Nick Delmadi flew from his home in Australia to Minneapolis, just so he could meet his idol. Not Mila Kunis, Eva Longoria, Spike Lee or Snoop Dogg — all special guests at an inaugural conference in Minneapolis touting non-fungible tokens, or NFTs, as the Next Big Thing.
"Gary is the guy," Delmadi said, standing in a more-than-hour-long line to meet Gary Vaynerchuk, chief guru of the VeeCon Conference, which drew more than 6,000 people from around the world to U.S. Bank Stadium this weekend.
NFTs are mostly used to buy digital art, ranging from classic photos to new animated characters. They exist only in digital form, and can be bought, sold and traded online. Like cryptocurrencies, with which they share certain similarities but also some differences, NFTs have generated both intense interest and skepticism.
"I just want to thank him face to face," said Delmadi, who credits his success selling toys to advice from Vaynerchuk's podcasts and social media posts.
Critics compare NFTs to a Ponzi scheme.
"Along with a handful of high-profile scams, there has been a black cloud over the NFT market," Dan Ives, a tech analyst at investment firm Wedbush Securities, told CBS News's Moneywatch in March. "Some bad actors have clearly taken the bloom off the rose."

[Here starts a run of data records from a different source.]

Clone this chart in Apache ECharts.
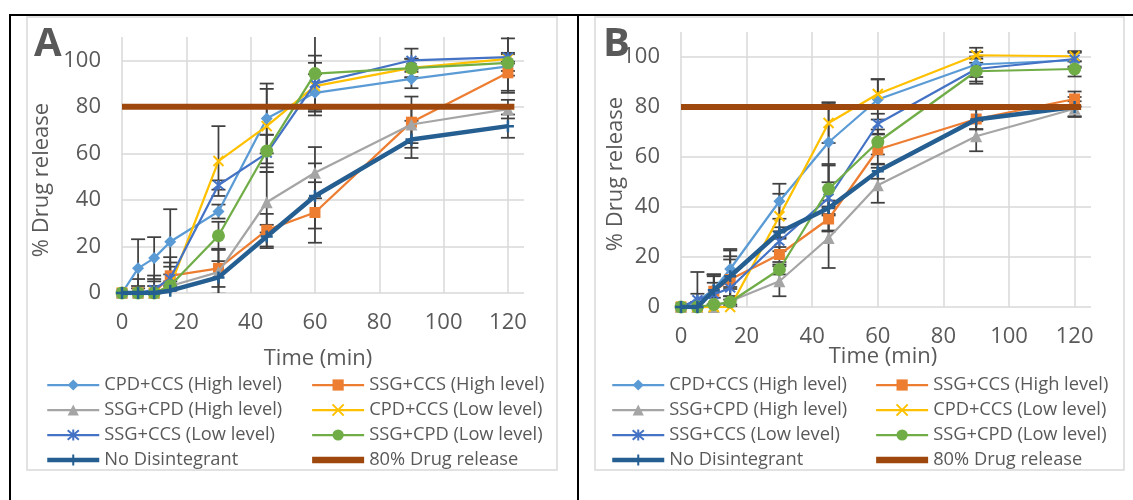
<!DOCTYPE html>
<html>
<head>
<meta charset="utf-8">
<script src="https://cdn.jsdelivr.net/npm/echarts@6/dist/echarts.min.js"></script>
<style>
  html, body { margin: 0; padding: 0; background: #ffffff; }
  #chart { width: 1133px; height: 500px; }
</style>
</head>
<body>
<div id="chart"></div>
<script>
// Sampling times (min)
const times = [0, 5, 10, 15, 30, 45, 60, 90, 120];
const xTicks = [0, 20, 40, 60, 80, 100, 120];
const yTicks = [0, 20, 40, 60, 80, 100];

const seriesNames = [
  'CPD+CCS (High level)', 'SSG+CCS (High level)', 'SSG+CPD (High level)',
  'CPD+CCS (Low level)', 'SSG+CCS (Low level)', 'SSG+CPD (Low level)',
  'No Disintegrant'
];
const targetName = '80% Drug release';
const targetLevel = 80;
const targetTimes = [0, 122];

// Panel A: mean % released
const aCpdCcsHigh = [0, 10.6, 15, 22, 35, 75, 86, 92, 97.4];
const aSsgCcsHigh = [0, 0, 0, 7.4, 10.6, 27, 34.6, 73.4, 94.6];
const aSsgCpdHigh = [0, 0, 0, 3, 9, 39, 51.7, 72.4, 79];
const aCpdCcsLow  = [0, 0, 0, 3, 56.7, 71.7, 88.9, 96.7, 100.6];
const aSsgCcsLow  = [0, 0, 1.5, 6.3, 46.4, 60, 90, 100, 101.4];
const aSsgCpdLow  = [0, 0, 0, 3.1, 24.6, 61, 94.3, 96.6, 98.9];
const aNoDisint   = [0, 0, 0, 1, 6.7, 24.3, 41.7, 66, 71.7];

// Panel A: standard deviations
const aCpdCcsHighSd = [0, 12.5, 9, 14, 3, 15, 8, 4, 2];
const aSsgCcsHighSd = [0, 0, 0, 8, 8, 7, 13, 11, 8.6];
const aSsgCpdHighSd = [0, 0, 0, 1, 10, 13, 11, 8, 4];
const aCpdCcsLowSd  = [0, 0, 0, 2, 15, 16, 10, 4, 2];
const aSsgCcsLowSd  = [0, 3, 6, 5, 2, 8, 12, 5, 8];
const aSsgCpdLowSd  = [0, 6, 5, 10, 6, 7, 18, 4, 12];
const aNoDisintSd   = [0, 2, 3, 2, 7, 5, 14, 8, 5];

// Panel B: mean % released
const bCpdCcsHigh = [0, 2.3, 7, 15.2, 42.3, 65.9, 83, 97, 98.7];
const bSsgCcsHigh = [0, 0, 6.3, 11, 21, 35.2, 63, 75.2, 83.2];
const bSsgCpdHigh = [0, 0, 0, 2.3, 10.3, 27.6, 48.7, 68.3, 79.3];
const bCpdCcsLow  = [0, 0, 0, 0, 36.3, 73.6, 85.2, 100.7, 100.3];
const bSsgCcsLow  = [0, 3, 5, 7.6, 26.3, 43.6, 73.3, 95.2, 99.2];
const bSsgCpdLow  = [0, 0, 1, 2, 15, 47.2, 66, 94.3, 95.2];
const bNoDisint   = [0, 0, 6.7, 12.3, 29.9, 39.6, 54.3, 75, 80];

// Panel B: standard deviations
const bCpdCcsHighSd = [0, 3, 6, 8, 7, 16, 8, 5, 3];
const bSsgCcsHighSd = [0, 2, 6, 8, 3, 5, 6, 4, 3];
const bSsgCpdHighSd = [0, 0, 1, 2, 6, 12, 7, 6, 3];
const bCpdCcsLowSd  = [0, 0, 0, 1, 9, 8, 6, 3, 2];
const bSsgCcsLowSd  = [0, 11, 8, 15, 4, 13, 4, 5, 3];
const bSsgCpdLowSd  = [0, 0, 12, 6, 2, 10, 5, 5, 3];
const bNoDisintSd   = [0, 2, 3, 8, 2, 3, 3, 4, 4];

const panelA = {
  means: [aCpdCcsHigh, aSsgCcsHigh, aSsgCpdHigh, aCpdCcsLow, aSsgCcsLow, aSsgCpdLow, aNoDisint],
  sds: [aCpdCcsHighSd, aSsgCcsHighSd, aSsgCpdHighSd, aCpdCcsLowSd, aSsgCcsLowSd, aSsgCpdLowSd, aNoDisintSd]
};
const panelB = {
  means: [bCpdCcsHigh, bSsgCcsHigh, bSsgCpdHigh, bCpdCcsLow, bSsgCcsLow, bSsgCpdLow, bNoDisint],
  sds: [bCpdCcsHighSd, bSsgCcsHighSd, bSsgCpdHighSd, bCpdCcsLowSd, bSsgCcsLowSd, bSsgCpdLowSd, bNoDisintSd]
};

// Marker and line styling per formulation
const styles = [
  { color: '#5B9BD5', symbol: 'diamond', size: 12, width: 2.25 },
  { color: '#ED7D31', symbol: 'rect', size: 11, width: 2.25 },
  { color: '#A5A5A5', symbol: 'triangle', size: 12, width: 2.25 },
  { color: '#FFC000', symbol: 'path://M0,0L10,10M10,0L0,10', size: 10, width: 2.25, stroke: true },
  { color: '#4472C4', symbol: 'path://M0,0L10,10M10,0L0,10M5,-1L5,11', size: 10, width: 2.25, stroke: true },
  { color: '#70AD47', symbol: 'circle', size: 13, width: 2.25 },
  { color: '#255E91', symbol: 'path://M5,0L5,10M0,5L10,5', size: 12, width: 4.5, stroke: true }
];
const targetColor = '#9E480E';
const textColor = '#595959';
const gridColor = '#D9D9D9';
const errColor = '#404040';
const fontFamily = '"Open Sans", "Noto Sans", sans-serif';

const yMax = 110;
const xMax = 125;

function makeAxes(gridIndex) {
  const xAxis = {
    type: 'value', gridIndex: gridIndex, min: 0, max: xMax, interval: 20,
    axisLine: { show: false }, axisTick: { show: false },
    axisLabel: {
      color: textColor, fontSize: 22, fontFamily: fontFamily, margin: 19,
      showMaxLabel: false,
      formatter: v => (xTicks.indexOf(v) >= 0 ? String(v) : '')
    },
    splitLine: { show: true, showMaxLine: false, lineStyle: { color: gridColor, width: 1.5 } }
  };
  const yAxis = {
    type: 'value', gridIndex: gridIndex, min: 0, max: yMax, interval: 20,
    axisLine: { show: false }, axisTick: { show: false },
    axisLabel: {
      color: textColor, fontSize: 22, fontFamily: fontFamily, margin: 21,
      showMaxLabel: false,
      formatter: v => (yTicks.indexOf(v) >= 0 ? String(v) : '')
    },
    splitLine: { show: true, showMaxLine: false, lineStyle: { color: gridColor, width: 1.5 } }
  };
  return { xAxis, yAxis };
}

function errorBarRender(params, api) {
  const x = api.value(0), m = api.value(1), e = api.value(2);
  if (!e) return null;
  const top = api.coord([x, m + e]);
  const bot = api.coord([x, m - e]);
  const half = 7;
  const st = { stroke: errColor, lineWidth: 1.75 };
  return {
    type: 'group',
    children: [
      { type: 'line', shape: { x1: top[0], y1: top[1], x2: bot[0], y2: bot[1] }, style: st },
      { type: 'line', shape: { x1: top[0] - half, y1: top[1], x2: top[0] + half, y2: top[1] }, style: st },
      { type: 'line', shape: { x1: bot[0] - half, y1: bot[1], x2: bot[0] + half, y2: bot[1] }, style: st }
    ]
  };
}

function panelSeries(panel, axisIndex) {
  const out = [];
  panel.means.forEach((vals, k) => {
    out.push({
      type: 'custom', name: 'sd ' + seriesNames[k], xAxisIndex: axisIndex, yAxisIndex: axisIndex,
      renderItem: errorBarRender, clip: true, z: 1, silent: true,
      encode: { x: 0, y: 1 },
      data: times.map((t, i) => [t, vals[i], panel.sds[k][i]])
    });
  });
  panel.means.forEach((vals, k) => {
    const s = styles[k];
    out.push({
      type: 'line', name: seriesNames[k], xAxisIndex: axisIndex, yAxisIndex: axisIndex,
      data: times.map((t, i) => [t, vals[i]]),
      symbol: s.symbol, symbolSize: s.size, showSymbol: true, z: 2 + k * 0.01,
      lineStyle: { color: s.color, width: s.width },
      itemStyle: s.stroke
        ? { color: s.color, borderColor: s.color, borderWidth: k === 6 ? 2.5 : 2 }
        : { color: s.color, borderWidth: 0 },
      emphasis: { disabled: true }
    });
  });
  out.push({
    type: 'line', name: targetName, xAxisIndex: axisIndex, yAxisIndex: axisIndex,
    data: targetTimes.map(t => [t, targetLevel]),
    symbol: 'none', showSymbol: false, z: 3,
    lineStyle: { color: targetColor, width: 6 },
    itemStyle: { color: targetColor },
    emphasis: { disabled: true }
  });
  return out;
}

const col1 = [seriesNames[0], seriesNames[2], seriesNames[4], seriesNames[6]];
const col2 = [seriesNames[1], seriesNames[3], seriesNames[5], targetName];

function legendItem(name) {
  if (name === targetName) {
    return { name: name, icon: 'path://M0,0L52,0L52,6.5L0,6.5Z', itemStyle: { color: targetColor } };
  }
  return { name: name };
}

function legendCol(left, top, names) {
  return {
    left: left, top: top, orient: 'vertical', padding: 0,
    itemGap: 7, itemWidth: 52, itemHeight: 14, selectedMode: false,
    lineStyle: { width: 'inherit' },
    textStyle: { color: textColor, fontSize: 18.3, fontFamily: fontFamily, lineHeight: 18 },
    data: names.map(legendItem)
  };
}

const axA = makeAxes(0), axB = makeAxes(1);
const titleFont = '22px "Open Sans", sans-serif';

const option = {
  animation: false,
  backgroundColor: '#ffffff',
  grid: [
    { left: 122, top: 37, width: 402, height: 256 },
    { left: 681, top: 32, width: 410, height: 275 }
  ],
  xAxis: [axA.xAxis, axB.xAxis],
  yAxis: [axA.yAxis, axB.yAxis],
  legend: [
    legendCol(45, 376, col1), legendCol(311, 376, col2),
    legendCol(610, 376, col1), legendCol(875, 376, col2)
  ],
  graphic: [
    // page frame
    { type: 'line', shape: { x1: 9, y1: 15, x2: 1133, y2: 15 }, style: { stroke: '#000', lineWidth: 2 } },
    { type: 'line', shape: { x1: 10, y1: 15, x2: 10, y2: 500 }, style: { stroke: '#000', lineWidth: 2 } },
    { type: 'line', shape: { x1: 578, y1: 15, x2: 578, y2: 500 }, style: { stroke: '#000', lineWidth: 2 } },
    // chart frames
    { type: 'rect', shape: { x: 27, y: 17, width: 530, height: 453 }, style: { fill: 'none', stroke: gridColor, lineWidth: 1.5 } },
    { type: 'rect', shape: { x: 595, y: 17, width: 529, height: 453 }, style: { fill: 'none', stroke: gridColor, lineWidth: 1.5 } },
    // panel letters
    { type: 'text', left: 34, top: 25, style: { text: 'A', font: 'bold 40px "Open Sans", sans-serif', fill: textColor } },
    { type: 'text', left: 603, top: 25, style: { text: 'B', font: 'bold 40px "Open Sans", sans-serif', fill: textColor } },
    // axis titles
    { type: 'text', x: 318, y: 359, style: { text: 'Time (min)', font: titleFont, fill: textColor, align: 'center', verticalAlign: 'middle' } },
    { type: 'text', x: 883, y: 357, style: { text: 'Time (min)', font: titleFont, fill: textColor, align: 'center', verticalAlign: 'middle' } },
    { type: 'text', x: 42, y: 180, rotation: Math.PI / 2, style: { text: '% Drug release', font: titleFont, fill: textColor, align: 'center', verticalAlign: 'middle' } },
    { type: 'text', x: 616, y: 174, rotation: Math.PI / 2, style: { text: '% Drug release', font: titleFont, fill: textColor, align: 'center', verticalAlign: 'middle' } }
  ],
  series: panelSeries(panelA, 0).concat(panelSeries(panelB, 1))
};

const chart = echarts.init(document.getElementById('chart'), null, { renderer: 'canvas' });
chart.setOption(option);
</script>
</body>
</html>
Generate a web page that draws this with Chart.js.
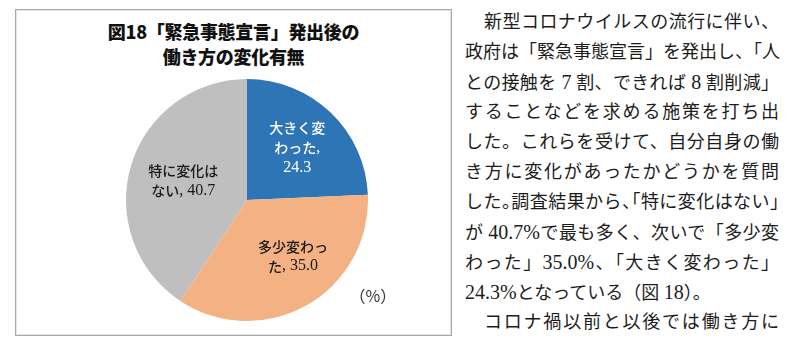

According to the website NonFungible, NFT sales have plummeted 92% since last September. An NFT of Twitter founder Jack Dorsey's first tweet sold for $2.9 million last year. In an auction this past April, the highest bid was $280.
But skeptics were nowhere to be found at U.S. Bank Stadium, where Vaynerchuk, in a hoodie and backward baseball cap, blended right into this hyped-up crowd. Known to his fans as Gary Vee, he delivered the keynote address that channeled motivational speaker Tony Robbins more than Steve Jobs.